Mešić: Where does the wealth of the former director of SIPA come from?

The relationship between Džakula and Jelena Majstorović was special. Džakula arranged jobs for Jelena and her daughter Jana in SIPA, as we have already documented, as well as how he generally favoured her career. Majstorović then sued our editor-in-chief and definitively lost the case in her hometown of Prnjavor.

At the end of December 2022, she was arrested in a SIPA operation in Banja Luka and is charged with multiple criminal offences related to organized crime. Despite all this happening right under his nose, after leaving SIPA, Džakula was considered for the position of director of Elektroprivreda “Herceg-Bosna”.

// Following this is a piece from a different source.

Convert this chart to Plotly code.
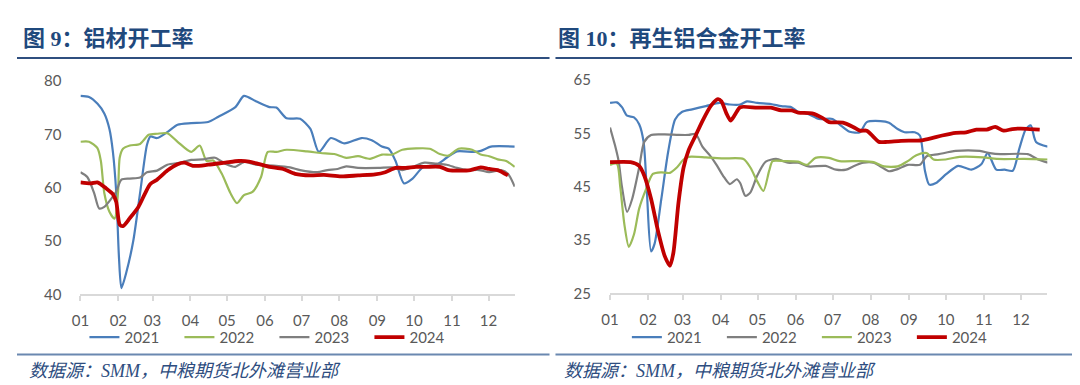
import pandas as pd
import plotly.graph_objects as go

# ---------------- data ----------------
MONTH_LABELS = ["01", "02", "03", "04", "05", "06", "07", "08", "09", "10", "11", "12"]
LEFT_TITLE = "图 9：铝材开工率"
RIGHT_TITLE = "图 10：再生铝合金开工率"
SOURCE = "数据源：SMM，中粮期货北外滩营业部"

# Left chart: aluminium products operating rate (day-of-year, value)
alu21_day = [0, 7, 14, 19.5, 23.7, 26.5, 29.3, 31.5, 33.5, 37.6, 43.2, 48.8, 54.4, 57.2, 62.7, 71.1, 79.5, 90.6,
             104.5, 112.9, 126.8, 133.8, 143.6, 154.7, 160.3, 168.7, 179.8, 188.2, 195.1, 204.9, 216.1, 230, 238.4,
             246.7, 252.3, 257.9, 264.8, 271.8, 280.2, 291.3, 299.7, 308.1, 322, 327.6, 336, 355.4]
alu21_val = [77.2, 77.0, 75.7, 73.9, 71.0, 66.8, 59.0, 47.0, 41.2, 44.2, 50.0, 59.0, 68.0, 69.6, 69.3, 70.4, 71.8, 72.1,
             72.3, 73.3, 75.1, 77.2, 76.2, 75.1, 75.0, 73.0, 72.9, 71.0, 66.7, 69.3, 68.3, 69.3, 68.9,
             67.7, 67.3, 65.0, 60.8, 61.7, 63.8, 64.3, 65.6, 66.8, 66.7, 66.9, 67.7, 67.7]

alu22_day = [0, 7, 13.9, 16.7, 19.5, 23.7, 27.9, 30.7, 32.1, 34.8, 40.4, 48.8, 55.8, 62.7, 71.1, 79.5, 90.6, 97.6,
             103.2, 108.7, 115.7, 122.7, 128.2, 133.8, 140.8, 147.8, 153.3, 160.3, 168.7, 185.4, 196.5, 207.7,
             217.5, 227.2, 237, 246.7, 255.1, 263.4, 285.8, 294.1, 301.1, 309.4, 320.6, 327.6, 334.5, 341.5,
             348.5, 355.4]
alu22_val = [68.6, 68.6, 67.4, 65.0, 59.0, 55.5, 54.2, 59.0, 65.6, 67.3, 67.9, 68.2, 69.9, 70.1, 70.2, 68.6, 66.7, 67.9,
             65.0, 65.1, 62.6, 59.0, 57.1, 58.6, 59.2, 62.0, 66.7, 66.7, 67.1, 66.8, 66.5, 66.3,
             65.6, 65.9, 65.4, 66.2, 66.2, 67.1, 67.3, 66.3, 66.0, 67.3, 67.1, 66.2, 65.9, 65.3,
             65.0, 63.9]

alu23_day = [0, 5.6, 11.2, 15.3, 19.5, 25.1, 29.3, 33.5, 40.4, 48.8, 54.4, 62.7, 71.1, 82.2, 90.6, 100.4, 110.1,
             118.5, 126.8, 133.8, 143.6, 160.3, 171.5, 179.8, 193.8, 202.1, 210.5, 217.5, 227.2, 243.9, 255.1,
             263.4, 271.8, 281.6, 291.3, 299.7, 308.1, 316.4, 326.2, 334.5, 344.3, 349.9, 355.4]
alu23_val = [62.9, 62.0, 59.0, 56.1, 56.4, 57.9, 59.3, 61.5, 61.7, 61.9, 62.9, 63.2, 64.3, 64.7, 65.2, 65.3, 65.6,
             64.5, 63.9, 64.8, 64.3, 64.1, 63.8, 63.3, 62.9, 63.3, 63.5, 64.0, 63.7, 63.7, 63.8,
             63.3, 63.9, 64.7, 64.5, 64.3, 63.7, 63.3, 63.3, 62.9, 63.3, 62.6, 60.2]

alu24_day = [0, 8.4, 13.9, 20.9, 26.5, 29.3, 32.1, 34.8, 40.4, 47.4, 53, 57.2, 62.7, 71.1, 79.5, 85, 92, 104.5,
             118.5, 129.6, 138, 146.4, 154.7, 165.9, 175.6, 188.2, 199.3, 213.3, 227.2, 241.1, 249.5, 257.9,
             266.2, 274.6, 283, 294.1, 301.1, 310.8, 319.2, 327.6, 334.5, 341.5, 349.9]
alu24_val = [61.0, 60.8, 61.0, 59.9, 58.8, 57.3, 53.1, 52.8, 54.3, 56.4, 59.0, 60.7, 61.5, 63.2, 64.4, 64.7, 64.1, 64.3,
             64.7, 65.0, 64.9, 64.4, 63.9, 63.5, 62.6, 62.3, 62.4, 62.1, 62.3, 62.5, 62.9, 63.7,
             63.7, 63.9, 63.9, 63.9, 63.3, 63.2, 63.3, 63.8, 63.5, 63.3, 62.3]

# Right chart: secondary aluminium alloy operating rate
sec21_day = [0, 5.6, 9.7, 13.9, 19.5, 23.7, 27.3, 30, 33.4, 36.2, 41.7, 47.3, 52.9, 58.4, 66.8, 77.9, 89, 97.4,
             105.8, 111.3, 119.7, 130.8, 139.2, 147.5, 153, 161.4, 169.8, 180.9, 186.5, 194.8, 203.2, 208.7,
             219.9, 226.8, 233.8, 239.4, 247.7, 251.9, 256, 259.5, 265, 273.5, 283, 293.7, 301.8, 307, 314,
             320.7, 327.4, 332.8, 338, 342, 346.3, 356]
sec21_val = [60.7, 60.8, 59.9, 58.3, 58.0, 56.7, 53.4, 43.9, 32.9, 34.3, 42.7, 51.6, 57.6, 59.0, 59.5, 60.1, 60.7, 60.4,
             60.4, 61.0, 60.7, 60.5, 60.1, 59.9, 59.0, 58.6, 57.7, 57.7, 56.7, 55.3, 55.2, 57.1,
             57.3, 57.0, 55.8, 55.2, 55.2, 54.6, 48.0, 45.4, 45.7, 47.4, 48.9, 48.2, 49.2, 51.3, 48.2,
             48.2, 48.0, 52.2, 55.8, 56.5, 53.4, 52.5]

sec22_day = [0, 4, 7, 9.7, 13.9, 18, 23.7, 27.8, 33.4, 44.5, 55.7, 64, 69.6, 75.1, 80.7, 86.3, 91.8, 97.4, 103,
             105.8, 110, 114, 119.7, 126.6, 135, 144.7, 153, 161.4, 175.3, 183.7, 192, 197.6, 206, 214.3,
             219.9, 226.8, 233.8, 242, 251.9, 257.4, 267.2, 281, 300.6, 308.9, 317.3, 339.6, 348, 356]
sec22_val = [56.1, 52.8, 49.8, 45.0, 40.3, 42.7, 48.6, 53.4, 54.7, 54.8, 54.7, 54.7, 54.9, 52.5, 51.0, 49.2, 47.1, 45.5, 46.4,
             45.7, 43.3, 43.9, 47.1, 49.7, 50.2, 49.5, 49.5, 48.8, 48.9, 48.2, 48.2, 48.8, 49.5, 49.5,
             48.8, 47.9, 48.3, 49.1, 49.1, 50.7, 51.1, 51.7, 51.7, 51.3, 51.1, 51.1, 50.1, 49.5]

sec23_day = [0, 5.6, 8.3, 11.7, 15.3, 19.5, 23.7, 29.2, 34.8, 41.7, 48.7, 54.3, 59.8, 64, 77.9, 91.8, 108.5, 114.1,
             119.7, 124.7, 129.4, 132.2, 141.9, 153, 160, 167, 178, 186.5, 203, 214.3, 222.7, 233.8, 242, 249,
             257.4, 263, 272.8, 283.9, 303.4, 314.5, 336.8, 356]
sec23_val = [49.1, 49.3, 45.0, 37.9, 33.75, 36.1, 40.9, 44.5, 47.4, 47.7, 47.6, 48.6, 50.1, 50.6, 50.5, 50.3, 50.2, 48.6,
             46.0, 44.2, 48.0, 49.8, 49.8, 49.7, 49.1, 50.4, 50.4, 49.8, 49.8, 49.6, 48.8, 48.8, 49.8, 50.9,
             51.3, 50.1, 50.1, 50.6, 50.5, 50.2, 50.2, 50.1]

sec24_day = [0, 16.7, 23.7, 27.8, 33.4, 39, 44.5, 48.7, 51.5, 55.7, 59.8, 64, 69.6, 75.1, 82.1, 87.7, 90.5, 94.6,
             98, 101.6, 105.8, 119.7, 130.8, 139.2, 147.5, 153, 164.2, 172.6, 178.1, 189.3, 197.6, 203.2, 208.7,
             214.3, 218.5, 225.4, 236.6, 253.3, 261.6, 270, 281.1, 289.5, 297.8, 306.2, 313.1, 320, 327, 334,
             341, 349.3]
sec24_val = [49.6, 49.6, 48.9, 47.1, 42.7, 36.7, 32.0, 30.2, 32.6, 42.1, 48.6, 51.9, 54.6, 57.3, 60.2, 61.4, 61.0, 58.75,
             57.4, 58.5, 59.9, 59.8, 59.8, 59.3, 59.3, 58.9, 58.75, 57.9, 57.1, 57.0, 56.2, 55.5, 55.5,
             54.3, 53.4, 53.4, 53.6, 53.7, 54.1, 54.6, 55.1, 55.2, 55.7, 55.7, 56.2, 55.5, 55.8, 55.9,
             55.8, 55.7]

# ---------------- styling ----------------
W, H = 1080, 385
BASE = pd.Timestamp("2001-01-01")
BLUE, GREEN, GRAY, RED = "#4A7EBB", "#9BBB59", "#7F7F7F", "#C00000"
TICK_FONT = dict(family="Lato, Carlito, 'Open Sans', sans-serif", size=15, color="#595959")


def to_dates(days):
    return [BASE + pd.Timedelta(days=d) for d in days]


fig = go.Figure()

left_series = [("2021", alu21_day, alu21_val, BLUE, 2.2),
               ("2022", alu22_day, alu22_val, GREEN, 2.2),
               ("2023", alu23_day, alu23_val, GRAY, 2.2),
               ("2024", alu24_day, alu24_val, RED, 3.8)]
right_series = [("2021", sec21_day, sec21_val, BLUE, 2.2),
                ("2022", sec22_day, sec22_val, GRAY, 2.2),
                ("2023", sec23_day, sec23_val, GREEN, 2.2),
                ("2024", sec24_day, sec24_val, RED, 3.8)]

for name, d, v, c, w in left_series:
    fig.add_trace(go.Scatter(x=to_dates(d), y=v, name=name, mode="lines",
                             line=dict(color=c, width=w, shape="spline", smoothing=0.7),
                             xaxis="x", yaxis="y", legend="legend", hoverinfo="skip"))
for name, d, v, c, w in right_series:
    fig.add_trace(go.Scatter(x=to_dates(d), y=v, name=name, mode="lines",
                             line=dict(color=c, width=w, shape="spline", smoothing=0.7),
                             xaxis="x2", yaxis="y2", legend="legend2", hoverinfo="skip"))

month_starts = [BASE + pd.DateOffset(months=i) for i in range(12)]
x_range = [BASE, BASE + pd.Timedelta(days=355.5)]

xcommon = dict(range=x_range, tickvals=month_starts, ticktext=MONTH_LABELS, showline=True,
               linecolor="#D9D9D9", linewidth=1.5, ticks="outside", ticklen=5, tickcolor="#D9D9D9",
               tickwidth=1.5, showgrid=False, zeroline=False, tickfont=TICK_FONT, ticklabelstandoff=7,
               fixedrange=True)
ycommon = dict(showline=False, showgrid=False, zeroline=False, ticks="", tickfont=TICK_FONT,
               ticklabelstandoff=18, fixedrange=True)

fig.update_layout(
    width=W, height=H, margin=dict(l=0, r=0, t=0, b=0),
    paper_bgcolor="white", plot_bgcolor="white",
    xaxis=dict(domain=[64 / W, 502 / W], anchor="y", **xcommon),
    yaxis=dict(domain=[1 - 290 / H, 1 - 66 / H], anchor="x", range=[40, 80], tickvals=[40, 50, 60, 70, 80], **ycommon),
    xaxis2=dict(domain=[598 / W, 1039 / W], anchor="y2", **xcommon),
    yaxis2=dict(domain=[1 - 289 / H, 1 - 65 / H], anchor="x2", range=[25, 65], tickvals=[25, 35, 45, 55, 65], **ycommon),
    legend=dict(orientation="h", x=68 / W, xanchor="left", y=1 - 335 / H, yanchor="middle",
                font=TICK_FONT, entrywidth=50, bgcolor="rgba(0,0,0,0)", itemclick=False, itemdoubleclick=False),
    legend2=dict(orientation="h", x=615 / W, xanchor="left", y=1 - 335 / H, yanchor="middle",
                 font=TICK_FONT, entrywidth=50, bgcolor="rgba(0,0,0,0)", itemclick=False, itemdoubleclick=False),
    showlegend=True,
)

TITLE_FONT = dict(family="'Liberation Serif', 'Noto Sans CJK SC', serif", size=22, color="#1F497D")
SRC_FONT = dict(family="'Liberation Serif', 'Noto Sans CJK SC', serif", size=18, color="#2E4D80")

fig.add_annotation(text="<b>" + LEFT_TITLE + "</b>", xref="paper", yref="paper", x=4 / W, y=1 - 21 / H,
                   xanchor="left", yanchor="middle", showarrow=False, font=TITLE_FONT)
fig.add_annotation(text="<b>" + RIGHT_TITLE + "</b>", xref="paper", yref="paper", x=544 / W, y=1 - 21 / H,
                   xanchor="left", yanchor="middle", showarrow=False, font=TITLE_FONT)
fig.add_annotation(text="<i>" + SOURCE + "</i>", xref="paper", yref="paper", x=10 / W, y=1 - 370 / H,
                   xanchor="left", yanchor="middle", showarrow=False, font=SRC_FONT)
fig.add_annotation(text="<i>" + SOURCE + "</i>", xref="paper", yref="paper", x=550 / W, y=1 - 370 / H,
                   xanchor="left", yanchor="middle", showarrow=False, font=SRC_FONT)

for x0, x1 in [(0, 537), (543, 1078)]:
    fig.add_shape(type="line", xref="paper", yref="paper", x0=x0 / W, x1=x1 / W, y0=1 - 42 / H, y1=1 - 42 / H,
                  line=dict(color="#2F4F7F", width=2))
    fig.add_shape(type="line", xref="paper", yref="paper", x0=x0 / W, x1=x1 / W, y0=1 - 353 / H, y1=1 - 353 / H,
                  line=dict(color="#6A88B0", width=2))

fig.write_html("out.html")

Although suspended, Jelena Majstorović still wields significant influence in SIPA and in the Anti-Smuggling Group itself. Several times, the new director of SIPA, Zoran Tegeltija, has received her in his office, as she attempts to approach Tegeltija after Džakula’s departure into history. Valter has also investigated her role in previous stories and documented her wealth, mostly in real estate, with witness statements.

Srđan Blagovčanin, president of the Board of Transparency International (TI) Bosnia and Herzegovina, who also speaks about all this in our film, believes that “it would be a minimum requirement for the competent authorities, especially the Prosecutor’s Office of Bosnia and Herzegovina, to investigate the allegations published by Valter”.

“This is an either-or situation. Either the Valter portal should bear the consequences if what you publish is not true, or former SIPA director Miro Džakula should bear the consequences in terms of criminal prosecution, i.e., be called to account to prove the origin of his property”, Blagovčanin believes.

Blagovčanin: We have already had major scandals associated with the UIO.

Reflecting on “the range of functions performed by the UIO”, Blagovčanin warns that it represents an extremely risky institution for corruption.

“We have already had major scandals associated with the UIO. Remember the Pandora operation, which was proclaimed the largest of its kind a decade ago and ended with only one person sentenced to minimal prison time. We had whistleblowers from the UIO pointing out irregularities, but even those processes were not concluded nor received appropriate institutional response, and the whistleblowers were harassed and persecuted”, he recalls, among other things, Blagovčanin.

After investigating this story for months, we encountered numerous witnesses, both named and unnamed claims, embittered “contemporaries” of Džakula’s career advancement, but we only considered and treated what we managed to prove and document through land registry extracts, recordings, and public testimonies.

In all of this, one thing is common, and only one question arises after everything: how is it possible that during his 11 and a half years at the helm of state customs, Miro Džakula amassed public and visible wealth without the rule of law ever questioning how he managed that with the salary of a state customs director?